This commonly seen Army Form started life as War Office Form 1143. The example above and below is the third iteration of this particular document and dates to April 1881 and a print run of 50,000. It was a simple two-sided form at this stage of its evolution and in the absence of other papers - and particularly if the soldier had been in and out of hospital - can be hugely useful in pinpointing a man's locations. The soldier below was stationed at Leeds, Ballicollig, Curragh and Newbridge and a check against his regiment's movements and locations would almost certainly tie in with where he was.
The later version of this form, below, is the version that is more commonly seen in files of the First World War. Anybody who has looked at more than a handful of First World War service records will be very familiar with this form and will appreciate how useful it can be.
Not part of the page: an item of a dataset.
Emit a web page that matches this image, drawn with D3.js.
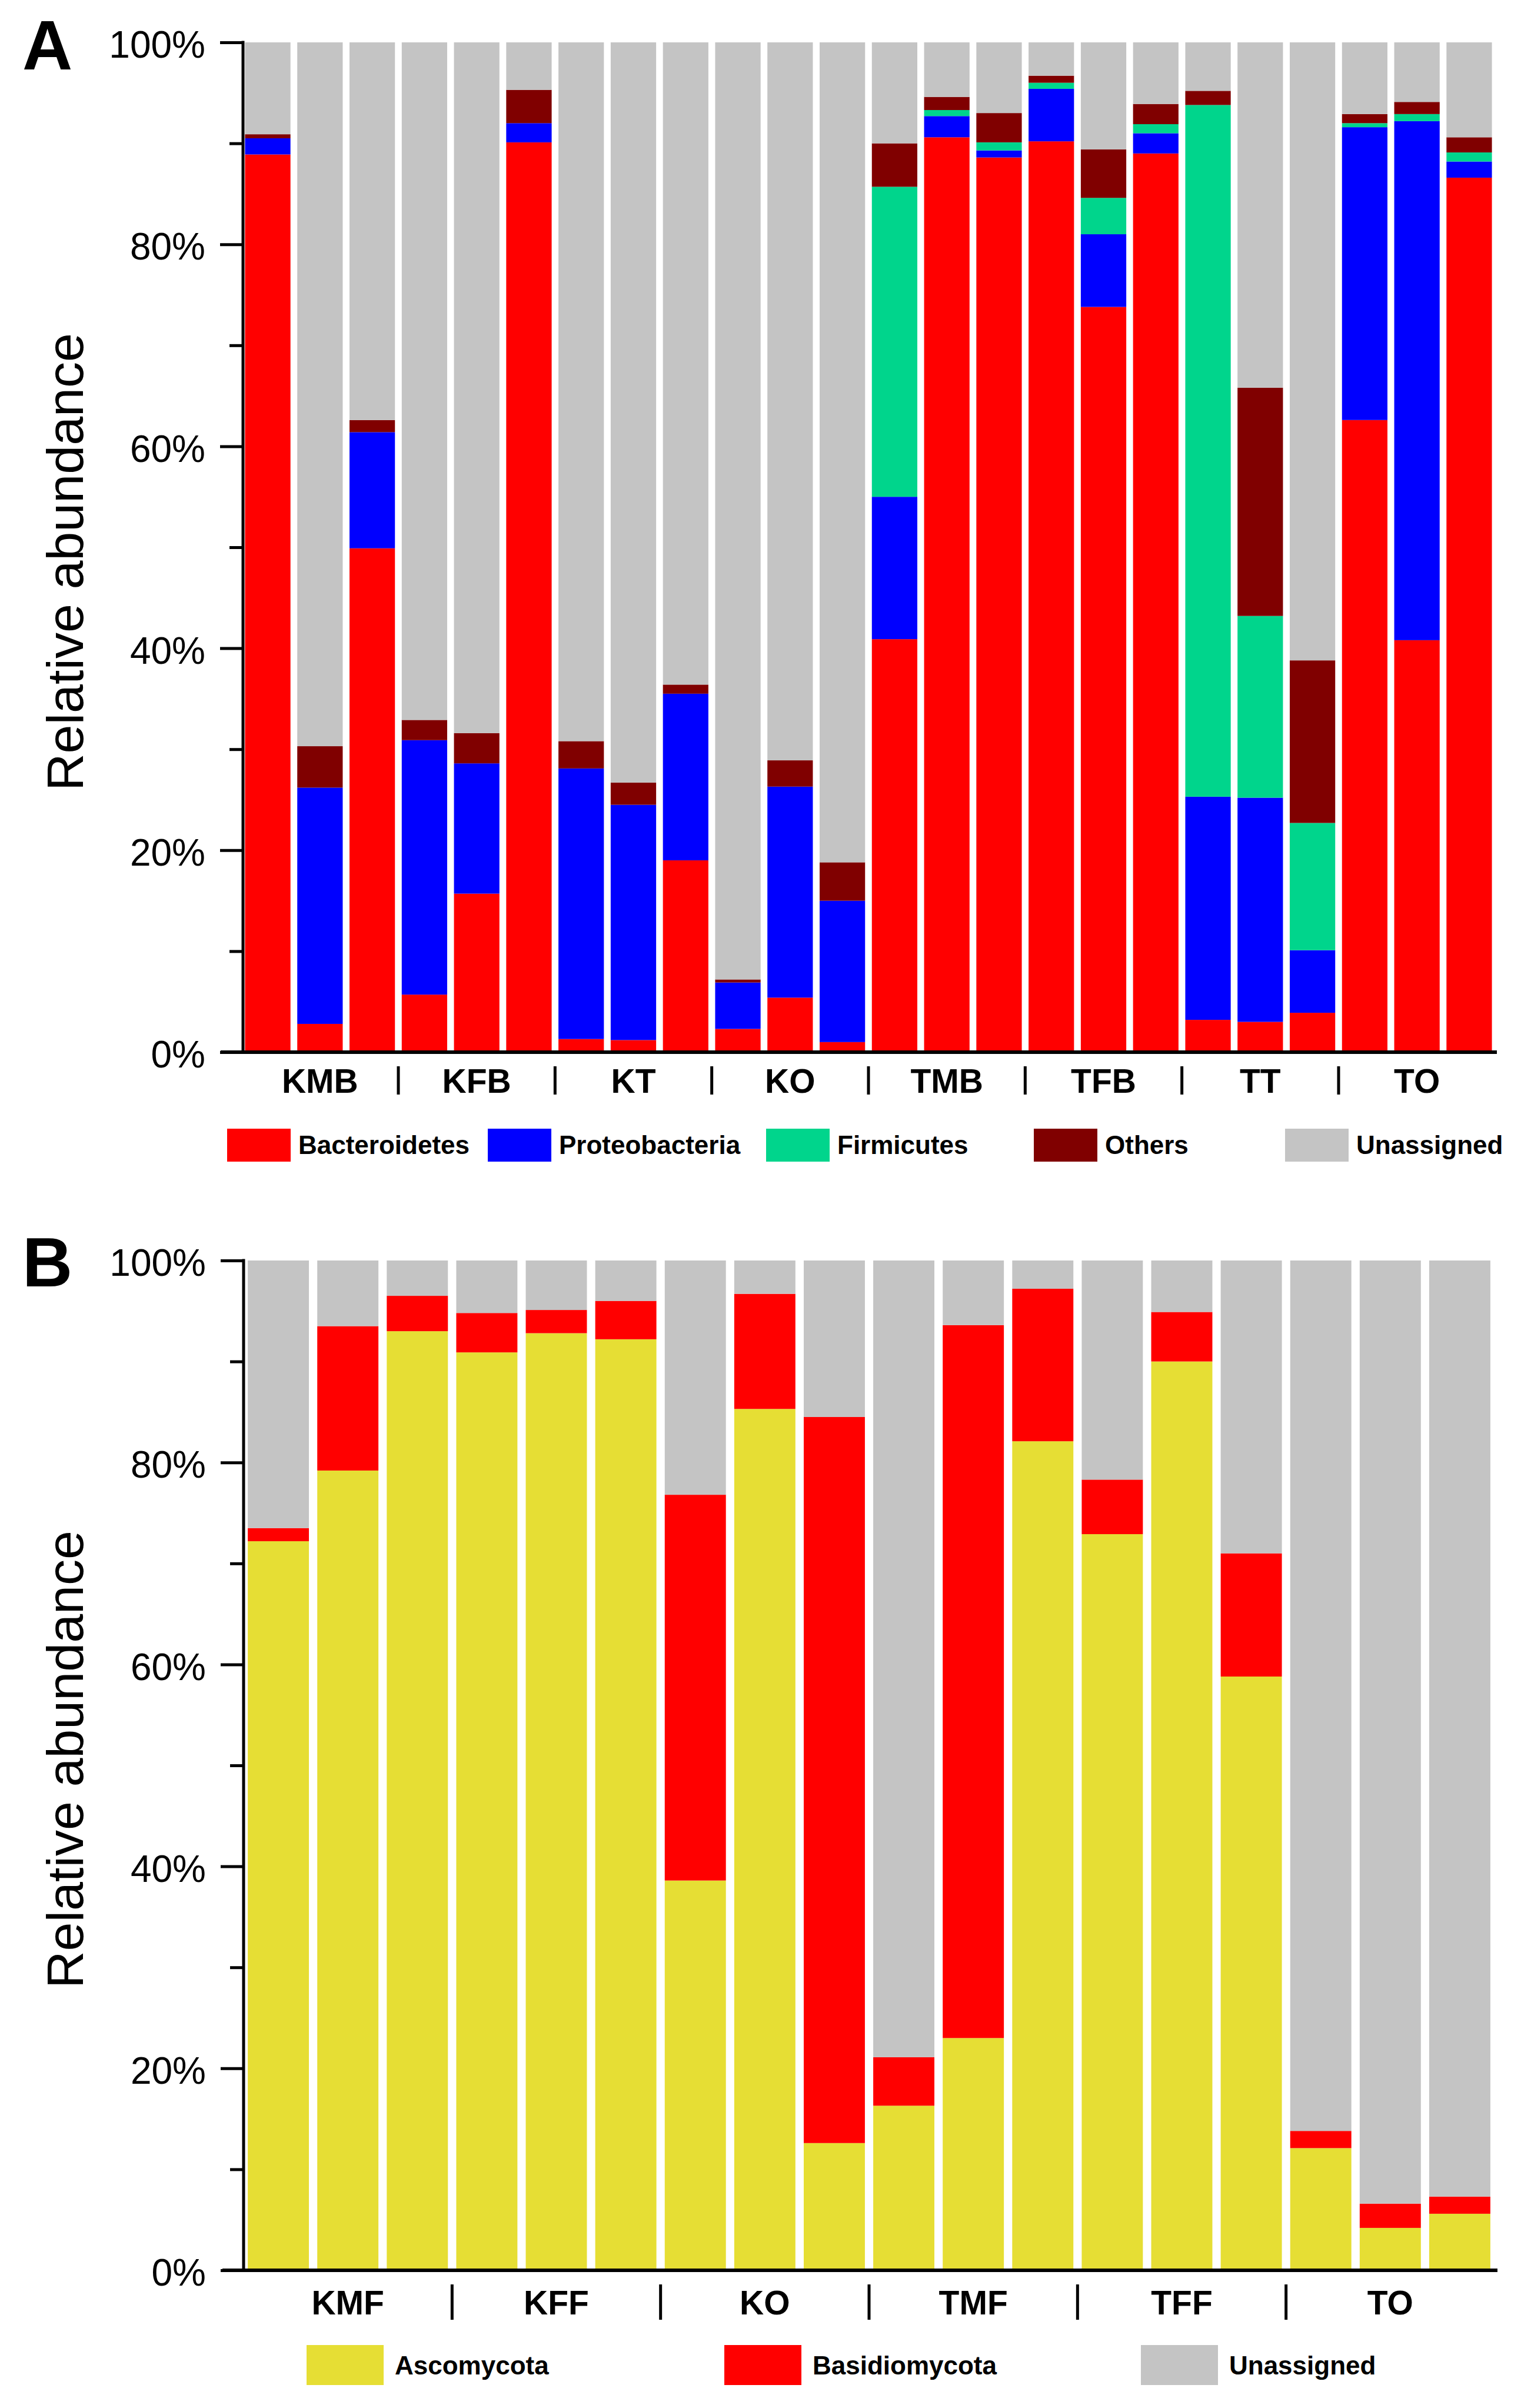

For me, on occasions, this form has been a life-saver, in particular the section towards the bottom of the front page which gives details of when the man attested/enlisted and then details of his regiment, number and subsequent transfers. Some forms I have come across also give the dates of transfer but the majority do not.
These forms survive in both WO 363 and WO 364 although in my experience they're more commonly found in the pension files in WO 364.
Pages two and three (above and below) are used to record details of admission to hospital or to the sick list in the case of warrant officers treated in quarters.
The final page of this four page document can give a good summary of medical treatment. In this case we see that the seasonally named Joseph Christmas was classified B1 in June 1916 when he was diagnosed with flat feet and requiring dental treatment. By the time he was discharged in September 1918 he was classified as B2 and had been seen by at least three Travelling Medical Boards (TMB).